_STATED PROBLEM:_
Check every line of the material below for "React". Give the number of lines that have it, and only that.

_INFORMATION PROVIDED:_
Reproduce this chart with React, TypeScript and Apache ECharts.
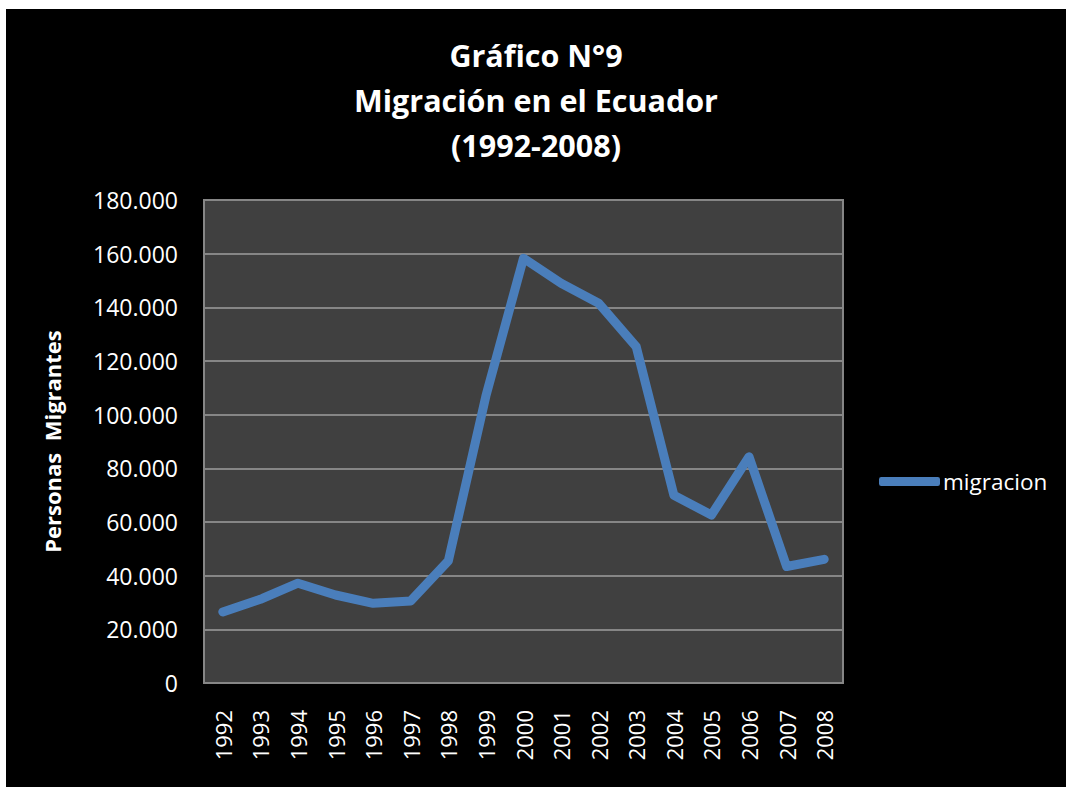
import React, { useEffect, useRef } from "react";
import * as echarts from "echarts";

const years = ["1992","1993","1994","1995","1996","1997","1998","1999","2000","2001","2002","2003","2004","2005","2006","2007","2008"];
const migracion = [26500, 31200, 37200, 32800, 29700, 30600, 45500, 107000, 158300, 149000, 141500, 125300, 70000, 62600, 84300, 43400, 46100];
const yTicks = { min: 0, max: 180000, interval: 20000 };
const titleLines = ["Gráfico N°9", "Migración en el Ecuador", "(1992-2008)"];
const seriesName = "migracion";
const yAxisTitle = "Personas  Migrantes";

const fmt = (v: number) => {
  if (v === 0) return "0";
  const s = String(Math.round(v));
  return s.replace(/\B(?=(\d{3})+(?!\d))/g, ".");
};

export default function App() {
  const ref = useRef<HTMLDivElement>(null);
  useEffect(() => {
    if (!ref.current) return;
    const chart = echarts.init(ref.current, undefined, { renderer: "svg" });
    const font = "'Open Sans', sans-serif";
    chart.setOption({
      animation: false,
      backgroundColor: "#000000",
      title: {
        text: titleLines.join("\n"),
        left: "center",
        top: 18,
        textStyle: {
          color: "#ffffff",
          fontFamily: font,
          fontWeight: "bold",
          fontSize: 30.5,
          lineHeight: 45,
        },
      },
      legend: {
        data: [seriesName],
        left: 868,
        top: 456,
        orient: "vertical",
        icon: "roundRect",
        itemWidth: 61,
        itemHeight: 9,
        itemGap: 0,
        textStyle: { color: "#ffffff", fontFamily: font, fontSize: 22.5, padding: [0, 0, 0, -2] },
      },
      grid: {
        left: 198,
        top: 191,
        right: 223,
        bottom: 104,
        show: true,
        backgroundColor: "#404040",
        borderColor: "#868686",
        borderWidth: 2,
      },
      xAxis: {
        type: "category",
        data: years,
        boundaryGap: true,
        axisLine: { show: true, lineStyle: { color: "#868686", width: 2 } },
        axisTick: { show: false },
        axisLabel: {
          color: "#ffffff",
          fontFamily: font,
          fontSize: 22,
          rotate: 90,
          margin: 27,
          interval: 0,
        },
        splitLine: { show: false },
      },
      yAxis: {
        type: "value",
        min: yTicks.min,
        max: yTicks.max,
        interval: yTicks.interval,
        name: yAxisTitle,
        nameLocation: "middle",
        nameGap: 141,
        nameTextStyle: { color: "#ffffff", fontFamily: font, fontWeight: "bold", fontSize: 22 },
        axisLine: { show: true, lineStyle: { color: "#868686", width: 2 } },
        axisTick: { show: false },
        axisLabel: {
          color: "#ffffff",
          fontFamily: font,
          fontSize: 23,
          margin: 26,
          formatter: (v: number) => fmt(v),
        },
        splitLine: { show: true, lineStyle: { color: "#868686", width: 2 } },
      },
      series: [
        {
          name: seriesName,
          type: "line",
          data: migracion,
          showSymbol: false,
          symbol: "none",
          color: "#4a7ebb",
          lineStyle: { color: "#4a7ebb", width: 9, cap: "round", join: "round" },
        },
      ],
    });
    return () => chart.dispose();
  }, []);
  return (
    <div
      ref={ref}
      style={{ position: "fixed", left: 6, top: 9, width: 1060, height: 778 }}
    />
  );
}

_EXPECTED OUTPUT:_
2